The participants were then assigned to read either a control news brief about the extinction of giant tortoises or one of four treatment articles that manipulated different threats to White identity. These threats included distinctiveness threat, power threat, morality threat, and meritocratic threat. The articles were designed to evoke specific feelings and perceptions related to each threat.
For example, the article in the distinctiveness condition stated that there has been “a noticeable shift in what real Americans look like, the languages they speak, the foods they eat, the traditions they keep, and the sports they play,” while in the power condition the article stated that “people of color are now a demographic majority, with Whites as a minority” and that this “demographic change is producing a slow, but noticeable shift in the center of gravity in politics, the economy, and society.”
After reading the articles, the participants completed a series of questions to measure their White identity, including its centrality, pride in being White, recognition of commonality with other Whites, and consciousness about the group’s social position.
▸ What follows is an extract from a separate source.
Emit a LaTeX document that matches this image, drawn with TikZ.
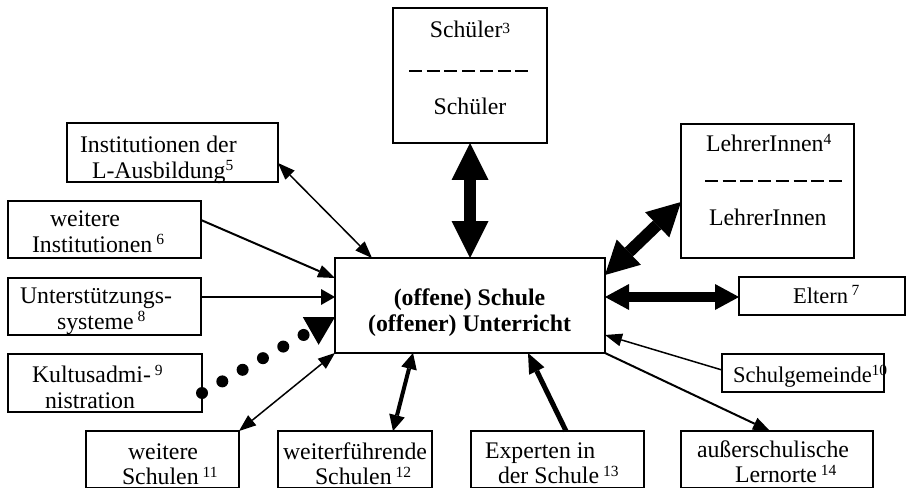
\documentclass[tikz,border=0pt]{standalone}
\usepackage{fontspec}
\setmainfont{Liberation Serif}
\usetikzlibrary{arrows.meta,calc}

% raised footnote numbers
\newcommand\nsup[2][7.5pt]{\raisebox{#1}{\fontsize{15.5}{15.5}\selectfont #2}}

\tikzset{
  HeadS/.tip={Triangle[length=17pt,width=13pt,line width=0pt]},
  HeadU/.tip={Triangle[length=14pt,width=16pt,line width=0pt]},
  HeadM/.tip={Triangle[length=16pt,width=16pt,line width=0pt]},
  HeadE/.tip={Triangle[length=20pt,width=17pt,line width=0pt]},
  HeadB/.tip={Triangle[length=37pt,width=37pt,line width=0pt]},
  HeadL/.tip={Triangle[length=33pt,width=35pt,line width=0pt]},
  HeadP/.tip={Triangle[length=24pt,width=26pt,line width=0pt]},
  HeadD/.tip={Triangle[length=28pt,width=32pt,line width=0pt]},
  frame/.style={draw, line width=1.5pt, inner sep=0pt, outer sep=0pt},
  mainframe/.style={draw, line width=2.6pt, inner sep=0pt, outer sep=0pt},
  txt/.style={inner sep=0pt, outer sep=0pt, align=left, anchor=north west,
              font=\fontsize{23.8}{25.5}\selectfont},
  txtc/.style={txt, align=center, anchor=north},
  divider/.style={line width=1.2pt, dash pattern=on 13pt off 4.7pt},
  thinlink/.style={line width=1.5pt},
  midlink/.style={line width=2pt},
  heavylink/.style={line width=12.5pt},
  dotlink/.style={line width=12pt, line cap=round, dash pattern=on 0pt off 23.4pt, -HeadD},
}

\begin{document}
\begin{tikzpicture}[x=1pt,y=-1pt]
\useasboundingbox (0,0) rectangle (907,489);

% ---------- boxes ----------
\node[mainframe, minimum width=270pt, minimum height=95pt] (school) at (470,305.5) {};
\node[frame, minimum width=154pt, minimum height=135pt] (schueler) at (470,75.5) {};
\node[frame, minimum width=173pt, minimum height=134pt] (lehrer) at (767.5,191) {};
\node[frame, minimum width=166pt, minimum height=38pt] (eltern) at (822,296) {};
\node[frame, minimum width=162pt, minimum height=38pt] (sg) at (803,373) {};
\node[frame, minimum width=192pt, minimum height=56.5pt] (lernorte) at (777,459.25) {};
\node[frame, minimum width=173pt, minimum height=56.5pt] (experten) at (557.5,459.25) {};
\node[frame, minimum width=154pt, minimum height=56.5pt] (weiterf) at (355,459.25) {};
\node[frame, minimum width=153pt, minimum height=56.5pt] (wschulen) at (162.5,459.25) {};
\node[frame, minimum width=194pt, minimum height=58pt] (kultus) at (105,383) {};
\node[frame, minimum width=193pt, minimum height=57pt] (unter) at (104.5,306.5) {};
\node[frame, minimum width=193pt, minimum height=57pt] (winst) at (104.5,229.5) {};
\node[frame, minimum width=211pt, minimum height=59pt] (inst) at (172.5,152.5) {};

% ---------- texts ----------
\node[txtc, font=\fontsize{23.8}{26.5}\selectfont\bfseries] (school-t) at (469.5,286.45)
  {\strut(offene) Schule\\(offener) Unterricht};
\node[txtc] (schueler-t1) at (470,20.15) {\strut Schüler\nsup[4pt]{3}};
\node[txtc] (schueler-t2) at (470,97.15) {\strut Schüler};
\draw[divider] ($(schueler.west)+(16,-4.5)$) -- ($(schueler.east)+(-19,-4.5)$);
\node[txt] (lehrer-t1) at (706,134.15) {\strut LehrerInnen\nsup{4}};
\node[txt] (lehrer-t2) at (709,208.15) {\strut LehrerInnen};
\draw[divider] ($(lehrer.west)+(24,-10)$) -- ($(lehrer.east)+(-12,-10)$);
\node[txt, font=\fontsize{22.5}{25.5}\selectfont] (eltern-t) at (793,285.45) {\strut Eltern\,\nsup{7}};
\node[txt, font=\fontsize{22.5}{25.5}\selectfont] (sg-t) at (733,364.85) {\strut Schulgemeinde\nsup{10}};
\node[txt] (lernorte-t) at (697,439.45) {\strut außerschulische\\\hspace*{38pt}Lernorte\,\nsup{14}};
\node[txt] (experten-t) at (485,440.45) {\strut Experten in\\\hspace*{13pt}der Schule\,\nsup{13}};
\node[txt] (weiterf-t) at (283,441.45) {\strut weiterführende\\\hspace*{32pt}Schulen\,\nsup{12}};
\node[txt] (wschulen-t) at (122,441.45) {\strut\hspace*{6pt}weitere\\Schulen\,\nsup{11}};
\node[txt] (kultus-t) at (32,364.85) {\strut Kultusadmi-\,\nsup{9}\\\hspace*{13pt}nistration};
\node[txt] (unter-t) at (20,285.65) {\strut Unterstützungs-\\\hspace*{37pt}systeme\,\nsup{8}};
\node[txt] (winst-t) at (32,208.85) {\strut\hspace*{18pt}weitere\\Institutionen\,\nsup{6}};
\node[txt] (inst-t) at (80,134.85) {\strut Institutionen der\\\hspace*{12pt}L-Ausbildung\nsup{5}};

% ---------- connectors ----------
\draw[heavylink, line width=12.7pt, HeadB-HeadB] (schueler.south) -- (school.north);
\draw[heavylink, line width=12pt, HeadL-HeadL] ($(lehrer.west)+(0,11)$) -- ($(school.east)+(0,-30.5)$);
\coordinate (e-in) at ($(eltern.west)+(0,1)$);
\draw[heavylink, line width=10pt, HeadP-HeadP] (e-in -| school.east) -- (e-in);
\draw[thinlink, -HeadS] ($(sg.west)+(0,-3)$) -- ($(school.east)+(0,29.5)$);
\draw[midlink, -HeadS] (school.south east) -- ($(lernorte.north)+(-7,0)$);
\draw[line width=5pt, -HeadE] ($(experten.north)+(8.5,0)$) -- ($(school.south)+(58,0)$);
\draw[line width=4pt, HeadM-HeadM] ($(weiterf.north)+(38,0)$) -- ($(school.south)+(-57,0)$);
\draw[thinlink, HeadS-HeadS] (wschulen.north east) -- (school.south west);
\draw[dotlink] ($(kultus.east)+(0,10)$) -- ($(school.west)+(0,11.5)$);
\coordinate (u-out) at ($(unter.east)+(0,-9.5)$);
\draw[midlink, line width=2.2pt, -HeadU] (u-out) -- (u-out -| school.west);
\draw[midlink, -HeadS] ($(winst.east)+(0,-9.5)$) -- ($(school.north west)+(0,20)$);
\draw[thinlink, HeadS-HeadS] ($(inst.east)+(0,10.5)$) -- ($(school.north west)+(37,0)$);
\end{tikzpicture}
\end{document}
These measures aimed to capture both cognitive and affective aspects of White identity.
Next, the participants were asked to indicate their support for various policy proposals related to Latino, Asian, and Black individuals. These proposals included policies on undocumented and high-skilled immigration, as well as affirmative action. The researchers used these policy preferences as indicators of the participants’ attitudes towards outgroups and ingroups.
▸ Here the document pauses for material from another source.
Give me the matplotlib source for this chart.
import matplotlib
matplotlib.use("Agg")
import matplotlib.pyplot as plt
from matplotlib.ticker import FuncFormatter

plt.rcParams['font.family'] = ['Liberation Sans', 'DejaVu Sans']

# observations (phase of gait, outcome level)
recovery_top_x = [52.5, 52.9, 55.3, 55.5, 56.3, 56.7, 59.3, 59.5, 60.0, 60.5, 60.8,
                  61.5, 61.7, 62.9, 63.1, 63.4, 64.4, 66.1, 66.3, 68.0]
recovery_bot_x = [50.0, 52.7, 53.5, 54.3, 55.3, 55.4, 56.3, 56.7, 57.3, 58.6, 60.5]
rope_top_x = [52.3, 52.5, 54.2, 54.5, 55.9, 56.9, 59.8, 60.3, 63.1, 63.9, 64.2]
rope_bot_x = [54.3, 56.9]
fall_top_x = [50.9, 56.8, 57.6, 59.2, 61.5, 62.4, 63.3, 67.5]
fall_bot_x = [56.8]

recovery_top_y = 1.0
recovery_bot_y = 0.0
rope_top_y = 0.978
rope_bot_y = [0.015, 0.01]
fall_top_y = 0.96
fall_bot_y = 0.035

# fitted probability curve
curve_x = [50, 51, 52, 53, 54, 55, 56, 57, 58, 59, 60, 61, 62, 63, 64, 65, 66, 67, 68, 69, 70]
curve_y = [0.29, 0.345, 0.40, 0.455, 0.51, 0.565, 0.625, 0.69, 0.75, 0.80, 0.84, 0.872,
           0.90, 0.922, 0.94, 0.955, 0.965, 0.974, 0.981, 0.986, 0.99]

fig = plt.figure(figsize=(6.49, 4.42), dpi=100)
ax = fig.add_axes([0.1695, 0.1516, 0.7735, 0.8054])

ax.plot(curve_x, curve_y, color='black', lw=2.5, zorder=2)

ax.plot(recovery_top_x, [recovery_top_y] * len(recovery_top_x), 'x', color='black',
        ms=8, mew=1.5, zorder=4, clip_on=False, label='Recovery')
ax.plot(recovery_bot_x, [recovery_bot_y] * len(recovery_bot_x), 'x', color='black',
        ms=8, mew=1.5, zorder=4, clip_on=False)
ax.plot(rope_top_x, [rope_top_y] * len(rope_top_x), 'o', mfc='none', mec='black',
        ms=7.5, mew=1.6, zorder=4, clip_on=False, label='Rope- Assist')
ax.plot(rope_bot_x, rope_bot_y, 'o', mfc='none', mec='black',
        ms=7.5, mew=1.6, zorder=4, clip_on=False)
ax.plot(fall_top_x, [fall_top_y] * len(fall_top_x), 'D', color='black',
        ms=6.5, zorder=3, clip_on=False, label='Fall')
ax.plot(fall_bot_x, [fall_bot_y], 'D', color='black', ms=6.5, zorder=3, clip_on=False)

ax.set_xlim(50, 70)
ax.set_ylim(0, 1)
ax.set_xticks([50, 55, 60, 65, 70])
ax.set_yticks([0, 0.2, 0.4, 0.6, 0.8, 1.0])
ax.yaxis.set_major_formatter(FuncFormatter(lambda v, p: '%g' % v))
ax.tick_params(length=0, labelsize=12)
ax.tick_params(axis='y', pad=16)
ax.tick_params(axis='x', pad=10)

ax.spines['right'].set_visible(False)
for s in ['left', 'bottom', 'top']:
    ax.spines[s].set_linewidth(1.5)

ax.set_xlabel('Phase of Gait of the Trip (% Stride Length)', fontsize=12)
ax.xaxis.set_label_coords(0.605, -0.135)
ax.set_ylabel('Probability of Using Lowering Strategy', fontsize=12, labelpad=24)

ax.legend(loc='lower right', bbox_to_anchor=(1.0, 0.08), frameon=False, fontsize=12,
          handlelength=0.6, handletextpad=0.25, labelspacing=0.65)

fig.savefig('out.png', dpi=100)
The researchers found that the threats to White identity, as manipulated in the study, had significant effects on White participants’ identification with their racial group. Participants exposed to distinctiveness threat showed a 4% increase in White identity compared to the control group. Similarly, participants exposed to power threat showed a 3% increase in White identity. Participants exposed to meritocratic threat, highlighting unearned racial advantages for Whites, showed a 2% increase in White identity.
Contrary to expectations, participants who faced morality threat, linking White identity to White supremacist thinking, showed a slight decrease (1%) in White identity, although this effect was not statistically significant.
The researchers also found that heightened White identity was associated with reduced support for policies favoring outgroups, such as flexible policies toward undocumented immigrants and high-skilled immigrants. On the other hand, heightened White identity was associated with stronger support for pro-ingroup policies, specifically legacy college admissions.
The researchers also investigated the moderating role of partisanship. Threats to White identity had significant effects on White participants’ identification with their racial group, regardless of whether they identified as Democrats or Republicans.
“One surprising finding is that the various forms of threat that we analyzed appeared to operate identically among White Democrats and White Republicans — in short, the surprise was that White Republicans were not any more sensitive to these threats than White Democrats,” Pérez told PsyPost.
But when it comes to the impact of heightened White identity on policy preferences, the researchers found it had a much stronger effect on Democrats compared to Republicans.
“I think the bottom line is that some of the most normatively unappealing consequences of White identity emanate from corners of this population that we would least expect it from (i.e., White Democrats who inhabit a party that is vocally committed to racial diversity),” Pérez explained.
But why did racial identity threat have a stronger impact on White Democrats’ policy preferences compared to White Republicans? The researchers said a ceiling effect could be at play.
White Democrats had lower levels of racial identity compared to White Republicans in general. So, when their identity was threatened, their levels of racial identity had more room to increase. In contrast, White Republicans already had a higher baseline level of racial identity, so threats to their identity may not have as strong of an effect on their policy preferences.
“One major caveat is that our findings were produced by threats communicated in ‘mild’ form, i.e., via mock news articles,” Pérez noted. “More work is needed on various modalities of threat delivery. Another major caveat is that, while our findings are robust (and converge across several studies, if you count our previous article on this), more intricate research designs are needed to more confidently conclude that the downstream behavior of White Democrats is causal, indeed.”
The study, “Manifold Threats to White Identity and Their Political Effects on White Partisans“, was authored by Efrén Pérez, Jessica HyunJeong Lee, Ana Oaxaca, Tania Solano Cervantes, Jasmine García Rodríguez, Kimberly Lam, and David McFall.